缺陷-核壳-多孔结构协同优化二氧化钛陶瓷材料的电热输运性能

doi:10.15541/jim20260014

无机材料学报

• •

缺陷-核壳-多孔结构协同优化二氧化钛陶瓷材料的电热输运性能

薛静², 唐子璇¹, 温宇凡¹, 肖淑艳¹, 安胜利², 董忠平^1,3,4

1.内蒙古科技大学材料科学与工程学院,包头 014010;
2.内蒙古科技大学稀土产业学院, 包头 014010;
3.内蒙古自治区先进陶瓷材料与器件重点实验室, 包头 014010;
4.轻稀土资源绿色提取与高效利用教育部重点实验室(内蒙古科技大学), 包头 014010

收稿日期:2026-01-10 修回日期:2026-03-05
通讯作者: 董忠平, 副教授. E-mail: dzp05291128@163.com
作者简介:薛静(1998-), 女, 硕士研究生. E-mail: 1519432903@qq.com
基金资助:
国家自然科学基金(21761027); 内蒙古自治区自然科学基金 (2025LHMS02007)

Synergistic Optimization of Thermoelectric Transport Properties in Titanium Dioxide Ceramics via Defect-core-shell-porous Structure

XUE Jing², TANG Zixuan¹, WEN Yufan¹, XIAO Shuyan¹, AN Shengli², DONG Zhongping^1,3,4

1. School of Materials Science and Engineering, Inner Mongolia University of Science and Technology, Baotou 014010, China;
2. School of Rare earth Industry, Inner Mongolia University of Science and Technology, Baotou 014010, China;
3. Inner Mongolia Key Laboratory of Advanced Ceramic Materials and Devices, Baotou 014010, China;
4. Key Laboratory of Green Extraction & Efficient Utilization of Light Rare-Earth Resources (Inner Mongolia University of Science and Technology), Ministry of Education, Baotou 014010, China

Received:2026-01-10 Revised:2026-03-05
Contact: DONG Zhongping, associate professor.

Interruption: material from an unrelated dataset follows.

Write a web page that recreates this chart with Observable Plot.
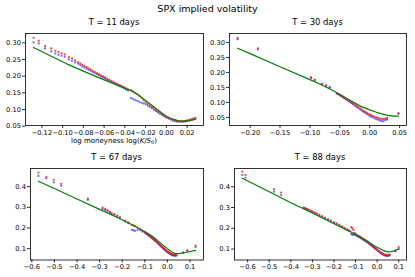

E-mail: dzp05291128@163.com
About author:XUE Jing (1998-), female, Master candidate. E-mail: 1519432903@qq.com
Supported by:
National Natural Science Foundation of China (21761027); Natural Science Foundation of Inner Mongolia Autonomous Region (2025LHMS02007)

摘要/Abstract

摘要： 二氧化钛是潜在的高性能热电材料,但转换效率低,限制了进一步的应用。本研究采用钛酸四丁酯包覆二氧化钛制备核-壳结构粉体,并通过高温氩气气氛烧结制备陶瓷热电材料TBT-x%(x=0, 5, 10, 15, 20)。随着二氧化钛包覆层的质量比增加,材料的电导率和功率因子大幅升高,热导率显著降低。其中,TBT-20%在873 K的功率因子达到355 μW·m^-1·K^-2,热导率降至2.29 W·m^-1·K^-1,热电优值为0.135。钛酸四丁酯水解生成的有机物分散于粉体中,烧结生坯过程中,有机物碳化在陶瓷中产生孔隙。碳化形成的碳在还原二氧化钛产生氧缺陷的同时也抑制了晶粒生长,增加了晶界密度。氧缺陷增加提高了载流子浓度,缺陷、晶界、核-壳结构与孔隙构成的梯度结构增强了对声子的散射,降低了有效声速,使晶格热导率大幅减小。因此,本研究利用“缺陷-晶界-核壳-孔隙结构”协同实现电热输运性能同步优化,热电转换效率得到显著提高。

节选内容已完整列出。